Although the bill has already been drafted, there is no such provision for the authority. However, it can be added during the course of parliamentary discussions. Media can play an important role here to compare the bill with the experiences of other countries. If we enlighten the members of parliament, they will be likely to think on the direction of establishing an authority.
What does Nepal need to do to minimize human casualty?
We have to replicate the good experiences of other countries. For instance, India has made a tremendous progress in minimizing the impact of disasters. Last year, there was a major cyclone of great magnitude in Indian state of Orissa. However, the casualty was drastically reduced due to the efficient plans of Central Disaster Authority and State Disaster Authority. The casualty was reduced from ten thousand to merely over 46 in same magnitude of cyclone. This is due to their efficient and effective homework and preparedness.

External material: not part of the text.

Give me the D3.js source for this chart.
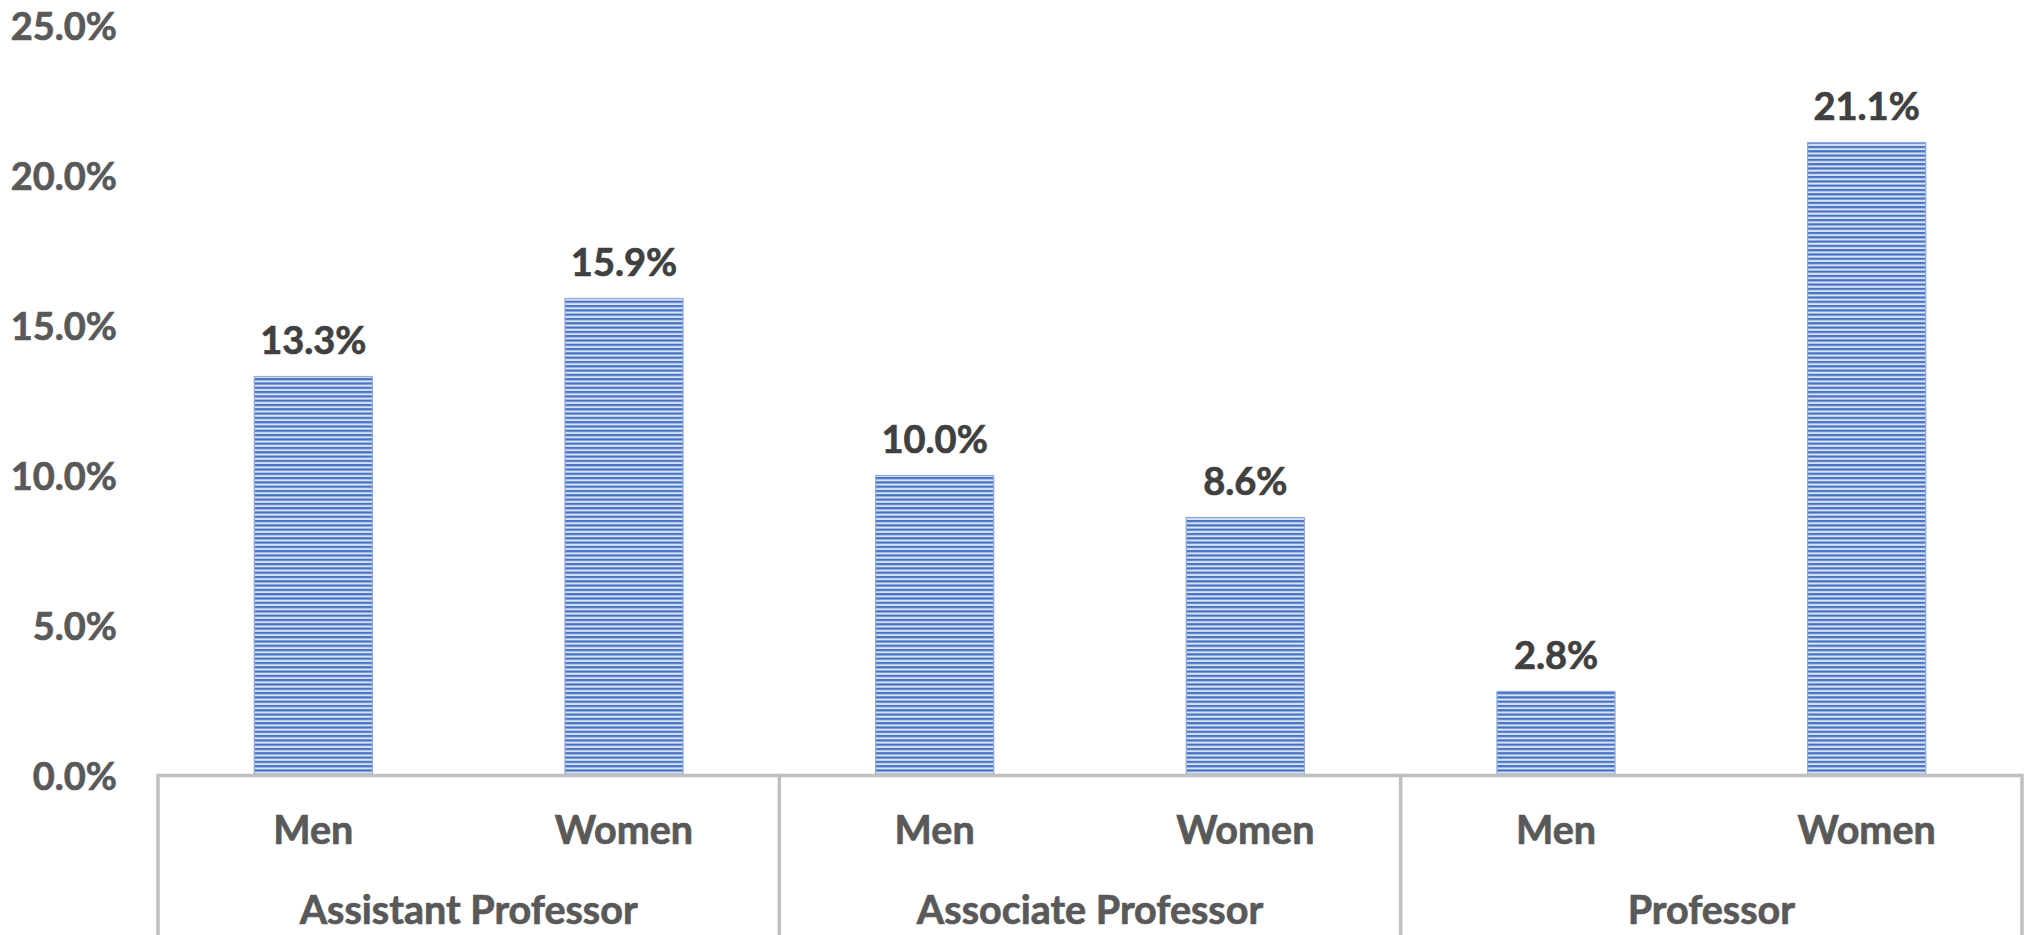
<!DOCTYPE html>
<html>
<head>
<meta charset="utf-8">
<script src="https://cdn.jsdelivr.net/npm/d3@7"></script>
<style>
  body { margin: 0; background: #fff; }
  text { font-family: Lato, 'Open Sans', sans-serif; font-weight: 700; }
</style>
</head>
<body>
<div id="chart"></div>
<script>
const ranks = ['Assistant Professor', 'Associate Professor', 'Professor'];
const genders = ['Men', 'Women'];
const menValues = [0.133, 0.100, 0.028];
const womenValues = [0.159, 0.086, 0.211];
const yTicks = [0, 0.05, 0.10, 0.15, 0.20, 0.25];

const width = 2030;
const height = 935;
const margin = {top: 25.5, right: 8, bottom: 159.5, left: 158};
const innerWidth = width - margin.left - margin.right;
const innerHeight = height - margin.top - margin.bottom;

const bars = [];
ranks.forEach((r, i) => {
    bars.push({rank: r, gender: 'Men', value: menValues[i]});
    bars.push({rank: r, gender: 'Women', value: womenValues[i]});
});

const svg = d3.select('#chart')
    .append('svg')
        .attr('width', width)
        .attr('height', height);

// striped fill like the excel pattern
const pat = svg.append('defs')
    .append('pattern')
        .attr('id', 'stripes')
        .attr('patternUnits', 'userSpaceOnUse')
        .attr('width', 10)
        .attr('height', 4.3);
pat.append('rect')
    .attr('width', 10).attr('height', 4.3)
    .attr('fill', '#dae3f3');
pat.append('rect')
    .attr('width', 10).attr('height', 2.2)
    .attr('fill', '#4472c4');

const g = svg.append('g')
    .attr('transform', `translate(${margin.left},${margin.top})`);

const x0 = d3.scaleBand()
    .domain(ranks)
    .range([0, innerWidth]);

const x1 = d3.scaleBand()
    .domain(genders)
    .range([0, x0.bandwidth()])
    .paddingInner(0.62)
    .paddingOuter(0.31);

const y = d3.scaleLinear()
    .domain([0, 0.25])
    .range([innerHeight, 0]);

const numSize = '38px';
const wordSize = '39.5px';

// y axis labels only
const yAxis = g.append('g')
    .attr('transform', 'translate(-38,0)')
    .call(d3.axisLeft(y).tickValues(yTicks).tickFormat(d3.format('.1%')).tickSize(0));
yAxis.select('.domain').remove();
yAxis.selectAll('text')
    .attr('fill', '#595959')
    .attr('stroke', '#595959')
    .attr('stroke-width', 0.7)
    .style('font-size', numSize)
    .style('font-family', 'Lato, sans-serif')
    .attr('dy', '0.36em');

// bars
g.selectAll('.bar')
    .data(bars)
    .enter()
    .append('rect')
        .attr('class', 'bar')
        .attr('x', d => x0(d.rank) + x1(d.gender))
        .attr('y', d => y(d.value))
        .attr('width', x1.bandwidth())
        .attr('height', d => innerHeight - y(d.value))
        .attr('fill', 'url(#stripes)')
        .attr('stroke', '#8faadc')
        .attr('stroke-width', 1.2);

// value labels
g.selectAll('.val')
    .data(bars)
    .enter()
    .append('text')
        .attr('class', 'val')
        .attr('x', d => x0(d.rank) + x1(d.gender) + x1.bandwidth() / 2)
        .attr('y', d => y(d.value) - 23)
        .attr('text-anchor', 'middle')
        .attr('fill', '#404040')
        .attr('stroke', '#404040')
        .attr('stroke-width', 0.7)
        .style('font-size', numSize)
        .text(d => d3.format('.1%')(d.value));

// category axis: baseline + group dividers
const lineColor = '#bfbfbf';
g.append('line')
    .attr('x1', 0).attr('x2', innerWidth)
    .attr('y1', innerHeight).attr('y2', innerHeight)
    .attr('stroke', lineColor)
    .attr('stroke-width', 3.5);

const dividers = ranks.map(r => x0(r)).concat([innerWidth]);
g.selectAll('.divider')
    .data(dividers)
    .enter()
    .append('line')
        .attr('class', 'divider')
        .attr('x1', d => d).attr('x2', d => d)
        .attr('y1', innerHeight - 1.75).attr('y2', height)
        .attr('stroke', lineColor)
        .attr('stroke-width', 3.5);

g.selectAll('.glabel')
    .data(bars)
    .enter()
    .append('text')
        .attr('class', 'glabel')
        .attr('x', d => x0(d.rank) + x1(d.gender) + x1.bandwidth() / 2)
        .attr('y', innerHeight + 68.5)
        .attr('text-anchor', 'middle')
        .attr('fill', '#595959')
        .attr('stroke', '#595959')
        .attr('stroke-width', 0.7)
        .style('font-size', wordSize)
        .text(d => d.gender);

g.selectAll('.rlabel')
    .data(ranks)
    .enter()
    .append('text')
        .attr('class', 'rlabel')
        .attr('x', d => x0(d) + x0.bandwidth() / 2)
        .attr('y', innerHeight + 148.5)
        .attr('text-anchor', 'middle')
        .attr('fill', '#595959')
        .attr('stroke', '#595959')
        .attr('stroke-width', 0.7)
        .style('font-size', wordSize)
        .text(d => d);
</script>
</body>
</html>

Of course, the Phailin cyclone damaged infrastructures and agriculture, inundating large areas of Orissa. Similarly, Sri Lanka and Pakistan too have such institutions and Bhutan is in the process of making one. It is high time for Nepal to think about it too.
How do you see the present policy of the government in disaster management?
Policies are good. The question is the implementation. If implementation parts are bad, good policies alone cannot bring good results. We have to look at the policies with the perspective of what is implementable.